En una de las mejores escenas de la película Óscar, mientras
se prepara para dejar para siempre a su verdadero amor, va acomodando las piezas
de su zootropo, las imágenes de un elefante moviéndose proyectándose en la
pared contienen una particular poesía. La admiración que tiene el ilusionista
hacia Thomas Alva Edison y la alusión que hace al Kinetoscopio, uno de los
primeros aparatos que sirvieron para apresar el movimiento en imágenes,
establecen claramente el tono de homenaje que asume Raimi, en su película, no
sólo hacia el clásico de Víctor Fleming sino hacia el cine, una invención que
117 años después de su origen nos sigue cautivando y sorprendiendo.
Lamentablemente todo eso que se bosquejaba al principio se
deshace después de que el ciclón, el mismo que se llevaría Dorothy años después,
lleve a Óscar a la tierra de Oz, entonces la pantalla se amplía y empieza el
festival del color, de los innovadores efectos especiales y nos recuerda que en
el cine contemporáneo ya no importa tanto la historia sino mostrar la última
tecnología con la que trabajan los grandes estudios.

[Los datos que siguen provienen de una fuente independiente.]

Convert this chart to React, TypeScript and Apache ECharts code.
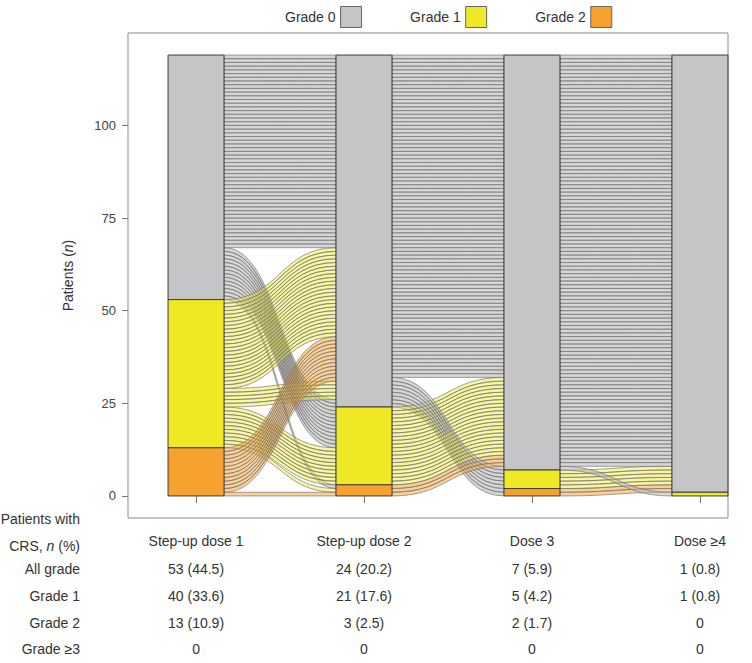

Después de la primera hora la película cae en un bache del
cual no logra levantarse. Todo se vuelve soso, azucarado, empalagoso. Con
Disney no existe el espacio para la experimentación o el riesgo. El director
está más preocupado por poner a funcionar la última tecnología que en construir
personajes reales, complejos, con los cuales podamos identificarnos o sentir
miedo.
Pareciera que el único actor que está a la altura es James
Franco. Supo darle a su personaje esa irresistible prepotencia, esa torpe
humanidad que le dio Frank Braum, el autor del inmortal libro al mago de
Kansas. Lamentablemente ninguna de las tres mujeres que lo acompañan están a su
altura. Por Mila Kunis nunca sentimos miedo, ni siquiera cuando se transforma
en la horrible bruja, Rachel Weisz vuelve a demostrar toda su incapacidad para
reflejar una emoción y Michelle Williams
le imprime a su personaje una solemnidad inoportuna, creemos que hubiera sido
otro el resultado si la bruja buena hubiera tenido así fuera un poquito de
sentido del humor.
Es tan deficiente el trabajo de estas actrices que nos
quedamos encantados con el simio volador y sobre todo con esa hermosa y triste
niña porcelana que acaba de perder a toda su familia. La escena cuando Oz le pega
sus dos piernas es maravillosa y por momentos, al verla moverse nos recuerda el
trabajo del maestro checo Jan Svankmajer.
Aunque el compositor Danny Elfman y Sam Raimi tuvieron un
severo altercado al final del rodaje de Spider
Man 2 que parecía irremediable acá vuelven a trabajar juntos casi una
década después. El resultado es más que satisfactorio. Elfman hizo en esta
película su mejor trabajo desde El joven
manos de tijera e inevitablemente nos hace pensar lo que hubiera sido este
filme en manos de Tim Burton, porque Raimi después de la mitad le entrega el
filme por completo al público infantil, recordando que trabaja para Disney y
con ellos no hay espacio para la experimentación, los homenajes o las
reflexiones sobre este arte.
No, Disney como el
diablo no hace concesiones y la película tenía que ser ante todo un paquete que
incluyera a toda la familia y al final Oz,
el poderoso no es más que eso, una hamburguesa gigante y grasosa, destinada
al consumo masivo y a ser olvidada al cabo de unos cuantos días.